There are several stages of ethylene glycol intoxication. Stage 1 occurs up to 12 hours after ingestion. Patients present with acute alcohol-like intoxication. CNS sedation of varying degree is common, and in severe cases, arrhythmia may occur as a result of decreased serum ionized calcium. Stage 2 occurs from 12 to 24 hours after ingestion. Patients experience cardiopulmonary symptoms, including tachycardia, tachypnea and in severe cases, shock. Stage 3 is usually the late stage, occurs 24 hours after the ingestion. Patients develop acute kidney injury, commonly, oligoanuric renal failure.
Patients with significant salicylate overdose may present with coma, with or without hyperventilation. Prognosis is related to the serum salicylate level, age, comorbid illnesses and degree of clinical decompensation.

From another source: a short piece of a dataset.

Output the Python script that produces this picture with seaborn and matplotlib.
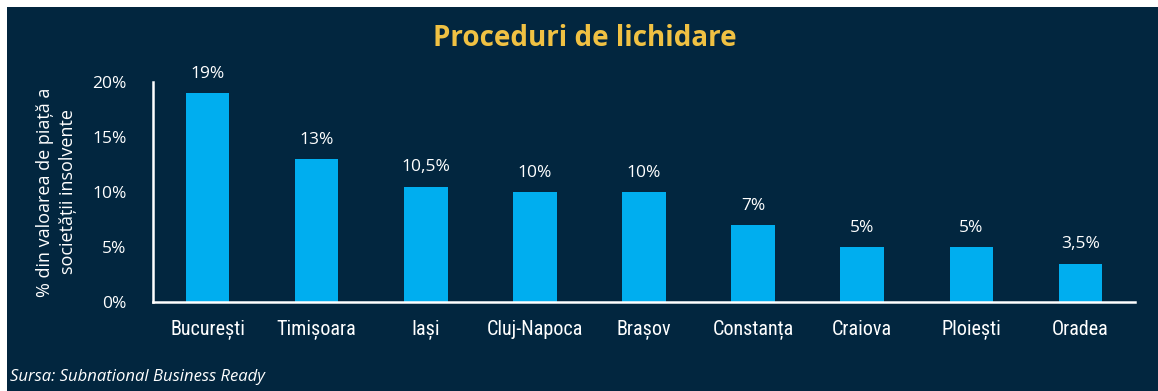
import matplotlib
matplotlib.use("Agg")
import matplotlib.pyplot as plt
import seaborn as sns
import pandas as pd
from matplotlib.patches import Rectangle
from matplotlib import font_manager

# Data
cities = ["București", "Timișoara", "Iași", "Cluj-Napoca", "Brașov",
          "Constanța", "Craiova", "Ploiești", "Oradea"]
values = [19, 13, 10.5, 10, 10, 7, 5, 5, 3.5]
yticks = [0, 5, 10, 15, 20]

NAVY = "#02263f"
BAR = "#00aeef"
GOLD = "#f0c143"
WHITE = "#ffffff"

sns.set_theme(style="white")
plt.rcParams["font.family"] = ["Open Sans", "DejaVu Sans"]

# narrow face for the city names, if one is available
available = {f.name for f in font_manager.fontManager.ttflist}
narrow = next((n for n in ["Liberation Sans Narrow", "Roboto Condensed",
                           "Open Sans Condensed", "Roboto"] if n in available),
              "DejaVu Sans")

df = pd.DataFrame({"oras": cities, "valoare": values})

fig = plt.figure(figsize=(11.58, 3.91), dpi=100)
fig.patch.set_facecolor("white")
fig.add_artist(Rectangle((7 / 1158, 0), 1, 1 - 7 / 391, transform=fig.transFigure,
                         facecolor=NAVY, edgecolor="none", zorder=-10))

ax = fig.add_axes([153 / 1158, 1 - 302 / 391, (1135 - 153) / 1158, (302 - 82) / 391])
ax.set_facecolor("none")

sns.barplot(data=df, x="oras", y="valoare", color=BAR, width=0.4,
            saturation=1, edgecolor="none", linewidth=0, ax=ax)

ax.set_xlim(-0.5, len(cities) - 0.5)
ax.set_ylim(0, 20)
ax.set_yticks(yticks)
ax.set_yticklabels([f"{t}%" for t in yticks], color=WHITE, fontsize=12.5)
ax.set_xticks(range(len(cities)))
ax.set_xticklabels(cities, color=WHITE, fontsize=14.5, family=[narrow, "DejaVu Sans"])
ax.tick_params(axis="y", length=0, pad=19)
ax.tick_params(axis="x", length=0, pad=13)

for s in ["top", "right"]:
    ax.spines[s].set_visible(False)
for s in ["left", "bottom"]:
    ax.spines[s].set_color(WHITE)
    ax.spines[s].set_linewidth(1.8)

for i, v in enumerate(values):
    lbl = (f"{v:g}".replace(".", ",")) + "%"
    ax.annotate(lbl, (i, v), xytext=(0, 8), textcoords="offset points",
                ha="center", va="bottom", color=WHITE, fontsize=12.5)

ax.set_xlabel("")
ax.set_ylabel("% din valoarea de piață a\nsocietății insolvente", color=WHITE,
              fontsize=13, linespacing=1.35, labelpad=11)

fig.text(585 / 1158, 1 - 38 / 391, "Proceduri de lichidare", color=GOLD,
         fontsize=20, fontweight="bold", ha="center", va="center")
fig.text(10 / 1158, 1 - 377 / 391, "Sursa: Subnational Business Ready", color=WHITE,
         fontsize=12, fontstyle="italic", ha="left", va="center")

fig.savefig("out.png", dpi=100, facecolor=fig.get_facecolor())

Patients with RTA-1 typically experience progressive bone resorption from persistent acidosis if left untreated. They are also more likely to develop kidney stone disease due to high urinary calcium excretion, high urine pH and low urinary citrate excretion.
How to utilize team care?
Specialty consultations: A multidisciplinary approach should be adopted to care for patients with severe metabolic acidosis. The Intensive Care Team should be involved if there is severe acidosis with compromised hemodynamics, as well as in patients with significant intoxication. The nephrology service should be consulted for acute management of acidosis, and in cases of life-threatening acidosis or significant toxic ingestion, hemodialysis may be indicated. The Poison Control Center should be contacted immediately if toxic ingestion or drug overdose is suspected. Oftentimes, patients will develop neurological and cardiac decompensation from severe acidosis, especially in those with pre-existing neurological disorders and heart diseases, therefore neurology and cardiology services may also be involved.
Nursing care: Intensive nursing care is important in patients with severe metabolic acidosis, patients should be monitored closely for vital signs, new physical findings as well as signs of new or ongoing organ dysfunction (e.g., low urine output, etc).
Pharmacists: Pharmacy service is an essential component of multidisciplinary team for management of metabolic acidosis. They can assist in identifying potential medications that contribute to the acidosis, as well as safe-guard against complications from incorrect drug dosing or drug interactions.
Dietitians: Dieticians should be involved in cases of ketoacidosis from diabetes or starvation, in patients with short bowel syndrome, in patients with chronic kidney disease, as well as in patients who develop acidosis from TPN.
Are there clinical practice guidelines to inform decision-making?
No evidence-based clinical practice guidelines available at this time.